DIRECTIVE
In your copy, include every line of the listing below exactly but none of the pictures.

***** DATA SEGMENT

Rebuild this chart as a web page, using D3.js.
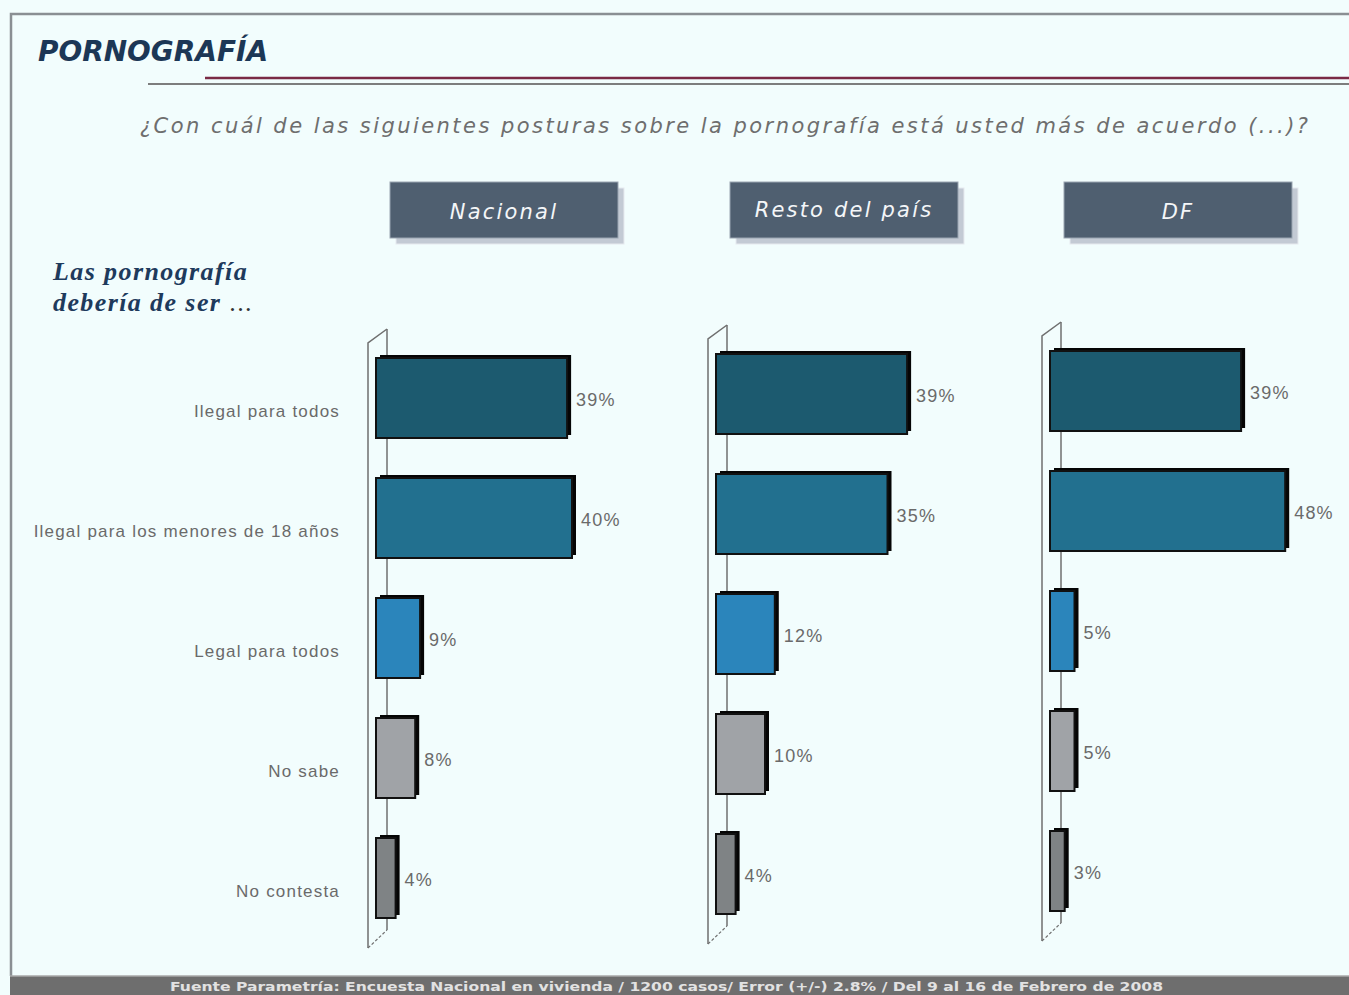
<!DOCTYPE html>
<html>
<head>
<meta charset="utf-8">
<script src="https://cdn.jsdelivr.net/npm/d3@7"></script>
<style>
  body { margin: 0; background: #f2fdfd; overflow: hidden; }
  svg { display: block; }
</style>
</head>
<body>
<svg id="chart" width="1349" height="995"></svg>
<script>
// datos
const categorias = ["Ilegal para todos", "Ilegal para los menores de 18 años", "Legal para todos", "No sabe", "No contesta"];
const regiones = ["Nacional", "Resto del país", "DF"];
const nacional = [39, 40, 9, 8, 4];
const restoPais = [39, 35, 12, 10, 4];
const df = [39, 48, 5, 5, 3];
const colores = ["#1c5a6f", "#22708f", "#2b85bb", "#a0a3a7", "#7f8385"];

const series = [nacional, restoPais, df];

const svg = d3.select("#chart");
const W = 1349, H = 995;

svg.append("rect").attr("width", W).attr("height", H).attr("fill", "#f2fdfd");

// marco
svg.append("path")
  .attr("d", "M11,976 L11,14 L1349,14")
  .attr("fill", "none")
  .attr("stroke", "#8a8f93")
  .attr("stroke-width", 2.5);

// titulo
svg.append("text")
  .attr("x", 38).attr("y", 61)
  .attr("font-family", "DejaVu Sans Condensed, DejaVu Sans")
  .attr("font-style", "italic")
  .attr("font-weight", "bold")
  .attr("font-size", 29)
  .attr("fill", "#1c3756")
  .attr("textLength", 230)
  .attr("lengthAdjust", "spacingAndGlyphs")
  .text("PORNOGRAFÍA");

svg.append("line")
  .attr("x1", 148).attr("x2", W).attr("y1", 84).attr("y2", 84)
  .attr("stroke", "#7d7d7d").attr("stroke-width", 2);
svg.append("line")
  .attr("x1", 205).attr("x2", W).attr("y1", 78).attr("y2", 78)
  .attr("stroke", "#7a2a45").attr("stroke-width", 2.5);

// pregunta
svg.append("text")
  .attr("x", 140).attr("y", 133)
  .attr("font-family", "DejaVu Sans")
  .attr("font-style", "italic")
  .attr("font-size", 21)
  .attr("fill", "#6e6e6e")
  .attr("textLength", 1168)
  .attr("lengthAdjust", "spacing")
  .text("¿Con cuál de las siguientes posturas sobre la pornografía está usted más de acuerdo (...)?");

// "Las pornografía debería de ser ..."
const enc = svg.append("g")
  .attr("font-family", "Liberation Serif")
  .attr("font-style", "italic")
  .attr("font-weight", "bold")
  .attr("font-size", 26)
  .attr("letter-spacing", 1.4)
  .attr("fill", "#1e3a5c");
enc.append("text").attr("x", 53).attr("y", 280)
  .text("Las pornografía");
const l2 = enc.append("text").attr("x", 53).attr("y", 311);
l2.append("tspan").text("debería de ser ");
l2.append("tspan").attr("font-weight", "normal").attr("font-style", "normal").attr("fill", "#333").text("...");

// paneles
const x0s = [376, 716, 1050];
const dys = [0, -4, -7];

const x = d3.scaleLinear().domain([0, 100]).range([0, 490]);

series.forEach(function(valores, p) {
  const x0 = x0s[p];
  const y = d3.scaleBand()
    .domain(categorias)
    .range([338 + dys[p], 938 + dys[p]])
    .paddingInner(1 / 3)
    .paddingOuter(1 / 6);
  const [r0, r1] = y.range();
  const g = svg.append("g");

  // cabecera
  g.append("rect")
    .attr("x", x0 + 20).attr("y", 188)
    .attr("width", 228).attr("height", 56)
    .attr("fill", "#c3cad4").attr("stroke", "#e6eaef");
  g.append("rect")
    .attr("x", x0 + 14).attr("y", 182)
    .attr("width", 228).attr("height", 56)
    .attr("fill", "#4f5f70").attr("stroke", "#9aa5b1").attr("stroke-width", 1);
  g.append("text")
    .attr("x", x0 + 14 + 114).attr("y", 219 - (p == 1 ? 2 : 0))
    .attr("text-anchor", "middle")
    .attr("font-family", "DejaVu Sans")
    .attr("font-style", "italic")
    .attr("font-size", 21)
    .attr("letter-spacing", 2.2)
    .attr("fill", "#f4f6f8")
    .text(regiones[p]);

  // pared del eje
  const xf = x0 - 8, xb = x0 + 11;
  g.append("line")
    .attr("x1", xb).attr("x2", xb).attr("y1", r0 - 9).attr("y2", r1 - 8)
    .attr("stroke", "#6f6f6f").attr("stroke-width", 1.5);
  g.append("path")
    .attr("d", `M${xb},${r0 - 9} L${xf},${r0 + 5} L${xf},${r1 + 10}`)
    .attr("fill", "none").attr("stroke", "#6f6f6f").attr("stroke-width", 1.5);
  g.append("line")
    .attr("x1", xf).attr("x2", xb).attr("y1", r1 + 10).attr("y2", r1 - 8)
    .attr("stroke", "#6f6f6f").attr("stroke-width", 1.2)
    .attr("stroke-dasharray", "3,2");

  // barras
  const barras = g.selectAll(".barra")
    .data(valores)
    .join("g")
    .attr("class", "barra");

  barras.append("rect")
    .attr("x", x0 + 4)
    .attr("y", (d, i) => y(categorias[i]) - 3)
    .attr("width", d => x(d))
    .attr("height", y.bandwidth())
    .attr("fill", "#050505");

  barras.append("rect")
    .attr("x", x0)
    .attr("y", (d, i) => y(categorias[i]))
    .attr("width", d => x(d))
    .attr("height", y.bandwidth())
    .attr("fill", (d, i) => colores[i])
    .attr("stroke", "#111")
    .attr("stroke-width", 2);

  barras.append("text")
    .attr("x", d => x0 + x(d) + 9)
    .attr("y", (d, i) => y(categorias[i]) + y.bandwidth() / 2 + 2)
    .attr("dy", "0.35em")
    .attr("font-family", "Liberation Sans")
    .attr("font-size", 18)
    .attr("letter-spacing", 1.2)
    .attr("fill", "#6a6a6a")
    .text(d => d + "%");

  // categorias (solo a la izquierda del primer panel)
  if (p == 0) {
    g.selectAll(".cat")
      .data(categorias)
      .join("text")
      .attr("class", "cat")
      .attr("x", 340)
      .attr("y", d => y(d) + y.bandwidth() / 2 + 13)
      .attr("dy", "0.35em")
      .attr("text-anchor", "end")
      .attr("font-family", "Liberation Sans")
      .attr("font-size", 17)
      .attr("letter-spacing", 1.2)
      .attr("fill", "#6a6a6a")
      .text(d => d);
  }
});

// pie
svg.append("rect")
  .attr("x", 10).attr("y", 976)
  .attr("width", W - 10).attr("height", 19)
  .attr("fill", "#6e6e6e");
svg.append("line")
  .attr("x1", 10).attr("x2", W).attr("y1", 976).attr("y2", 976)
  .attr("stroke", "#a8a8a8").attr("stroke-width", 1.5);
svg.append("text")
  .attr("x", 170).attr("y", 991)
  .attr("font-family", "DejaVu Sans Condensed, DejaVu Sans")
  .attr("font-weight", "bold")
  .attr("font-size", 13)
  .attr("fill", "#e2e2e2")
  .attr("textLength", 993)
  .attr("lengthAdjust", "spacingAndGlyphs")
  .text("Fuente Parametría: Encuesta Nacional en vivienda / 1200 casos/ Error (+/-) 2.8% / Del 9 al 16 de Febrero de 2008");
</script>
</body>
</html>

**********

TASK RESULT
Rebuild this chart as a web page, using D3.js.
<!DOCTYPE html>
<html>
<head>
<meta charset="utf-8">
<script src="https://cdn.jsdelivr.net/npm/d3@7"></script>
<style>
  body { margin: 0; background: #f2fdfd; overflow: hidden; }
  svg { display: block; }
</style>
</head>
<body>
<svg id="chart" width="1349" height="995"></svg>
<script>
// datos
const categorias = ["Ilegal para todos", "Ilegal para los menores de 18 años", "Legal para todos", "No sabe", "No contesta"];
const regiones = ["Nacional", "Resto del país", "DF"];
const nacional = [39, 40, 9, 8, 4];
const restoPais = [39, 35, 12, 10, 4];
const df = [39, 48, 5, 5, 3];
const colores = ["#1c5a6f", "#22708f", "#2b85bb", "#a0a3a7", "#7f8385"];

const series = [nacional, restoPais, df];

const svg = d3.select("#chart");
const W = 1349, H = 995;

svg.append("rect").attr("width", W).attr("height", H).attr("fill", "#f2fdfd");

// marco
svg.append("path")
  .attr("d", "M11,976 L11,14 L1349,14")
  .attr("fill", "none")
  .attr("stroke", "#8a8f93")
  .attr("stroke-width", 2.5);

// titulo
svg.append("text")
  .attr("x", 38).attr("y", 61)
  .attr("font-family", "DejaVu Sans Condensed, DejaVu Sans")
  .attr("font-style", "italic")
  .attr("font-weight", "bold")
  .attr("font-size", 29)
  .attr("fill", "#1c3756")
  .attr("textLength", 230)
  .attr("lengthAdjust", "spacingAndGlyphs")
  .text("PORNOGRAFÍA");

svg.append("line")
  .attr("x1", 148).attr("x2", W).attr("y1", 84).attr("y2", 84)
  .attr("stroke", "#7d7d7d").attr("stroke-width", 2);
svg.append("line")
  .attr("x1", 205).attr("x2", W).attr("y1", 78).attr("y2", 78)
  .attr("stroke", "#7a2a45").attr("stroke-width", 2.5);

// pregunta
svg.append("text")
  .attr("x", 140).attr("y", 133)
  .attr("font-family", "DejaVu Sans")
  .attr("font-style", "italic")
  .attr("font-size", 21)
  .attr("fill", "#6e6e6e")
  .attr("textLength", 1168)
  .attr("lengthAdjust", "spacing")
  .text("¿Con cuál de las siguientes posturas sobre la pornografía está usted más de acuerdo (...)?");

// "Las pornografía debería de ser ..."
const enc = svg.append("g")
  .attr("font-family", "Liberation Serif")
  .attr("font-style", "italic")
  .attr("font-weight", "bold")
  .attr("font-size", 26)
  .attr("letter-spacing", 1.4)
  .attr("fill", "#1e3a5c");
enc.append("text").attr("x", 53).attr("y", 280)
  .text("Las pornografía");
const l2 = enc.append("text").attr("x", 53).attr("y", 311);
l2.append("tspan").text("debería de ser ");
l2.append("tspan").attr("font-weight", "normal").attr("font-style", "normal").attr("fill", "#333").text("...");

// paneles
const x0s = [376, 716, 1050];
const dys = [0, -4, -7];

const x = d3.scaleLinear().domain([0, 100]).range([0, 490]);

series.forEach(function(valores, p) {
  const x0 = x0s[p];
  const y = d3.scaleBand()
    .domain(categorias)
    .range([338 + dys[p], 938 + dys[p]])
    .paddingInner(1 / 3)
    .paddingOuter(1 / 6);
  const [r0, r1] = y.range();
  const g = svg.append("g");

  // cabecera
  g.append("rect")
    .attr("x", x0 + 20).attr("y", 188)
    .attr("width", 228).attr("height", 56)
    .attr("fill", "#c3cad4").attr("stroke", "#e6eaef");
  g.append("rect")
    .attr("x", x0 + 14).attr("y", 182)
    .attr("width", 228).attr("height", 56)
    .attr("fill", "#4f5f70").attr("stroke", "#9aa5b1").attr("stroke-width", 1);
  g.append("text")
    .attr("x", x0 + 14 + 114).attr("y", 219 - (p == 1 ? 2 : 0))
    .attr("text-anchor", "middle")
    .attr("font-family", "DejaVu Sans")
    .attr("font-style", "italic")
    .attr("font-size", 21)
    .attr("letter-spacing", 2.2)
    .attr("fill", "#f4f6f8")
    .text(regiones[p]);

  // pared del eje
  const xf = x0 - 8, xb = x0 + 11;
  g.append("line")
    .attr("x1", xb).attr("x2", xb).attr("y1", r0 - 9).attr("y2", r1 - 8)
    .attr("stroke", "#6f6f6f").attr("stroke-width", 1.5);
  g.append("path")
    .attr("d", `M${xb},${r0 - 9} L${xf},${r0 + 5} L${xf},${r1 + 10}`)
    .attr("fill", "none").attr("stroke", "#6f6f6f").attr("stroke-width", 1.5);
  g.append("line")
    .attr("x1", xf).attr("x2", xb).attr("y1", r1 + 10).attr("y2", r1 - 8)
    .attr("stroke", "#6f6f6f").attr("stroke-width", 1.2)
    .attr("stroke-dasharray", "3,2");

  // barras
  const barras = g.selectAll(".barra")
    .data(valores)
    .join("g")
    .attr("class", "barra");

  barras.append("rect")
    .attr("x", x0 + 4)
    .attr("y", (d, i) => y(categorias[i]) - 3)
    .attr("width", d => x(d))
    .attr("height", y.bandwidth())
    .attr("fill", "#050505");

  barras.append("rect")
    .attr("x", x0)
    .attr("y", (d, i) => y(categorias[i]))
    .attr("width", d => x(d))
    .attr("height", y.bandwidth())
    .attr("fill", (d, i) => colores[i])
    .attr("stroke", "#111")
    .attr("stroke-width", 2);

  barras.append("text")
    .attr("x", d => x0 + x(d) + 9)
    .attr("y", (d, i) => y(categorias[i]) + y.bandwidth() / 2 + 2)
    .attr("dy", "0.35em")
    .attr("font-family", "Liberation Sans")
    .attr("font-size", 18)
    .attr("letter-spacing", 1.2)
    .attr("fill", "#6a6a6a")
    .text(d => d + "%");

  // categorias (solo a la izquierda del primer panel)
  if (p == 0) {
    g.selectAll(".cat")
      .data(categorias)
      .join("text")
      .attr("class", "cat")
      .attr("x", 340)
      .attr("y", d => y(d) + y.bandwidth() / 2 + 13)
      .attr("dy", "0.35em")
      .attr("text-anchor", "end")
      .attr("font-family", "Liberation Sans")
      .attr("font-size", 17)
      .attr("letter-spacing", 1.2)
      .attr("fill", "#6a6a6a")
      .text(d => d);
  }
});

// pie
svg.append("rect")
  .attr("x", 10).attr("y", 976)
  .attr("width", W - 10).attr("height", 19)
  .attr("fill", "#6e6e6e");
svg.append("line")
  .attr("x1", 10).attr("x2", W).attr("y1", 976).attr("y2", 976)
  .attr("stroke", "#a8a8a8").attr("stroke-width", 1.5);
svg.append("text")
  .attr("x", 170).attr("y", 991)
  .attr("font-family", "DejaVu Sans Condensed, DejaVu Sans")
  .attr("font-weight", "bold")
  .attr("font-size", 13)
  .attr("fill", "#e2e2e2")
  .attr("textLength", 993)
  .attr("lengthAdjust", "spacingAndGlyphs")
  .text("Fuente Parametría: Encuesta Nacional en vivienda / 1200 casos/ Error (+/-) 2.8% / Del 9 al 16 de Febrero de 2008");
</script>
</body>
</html>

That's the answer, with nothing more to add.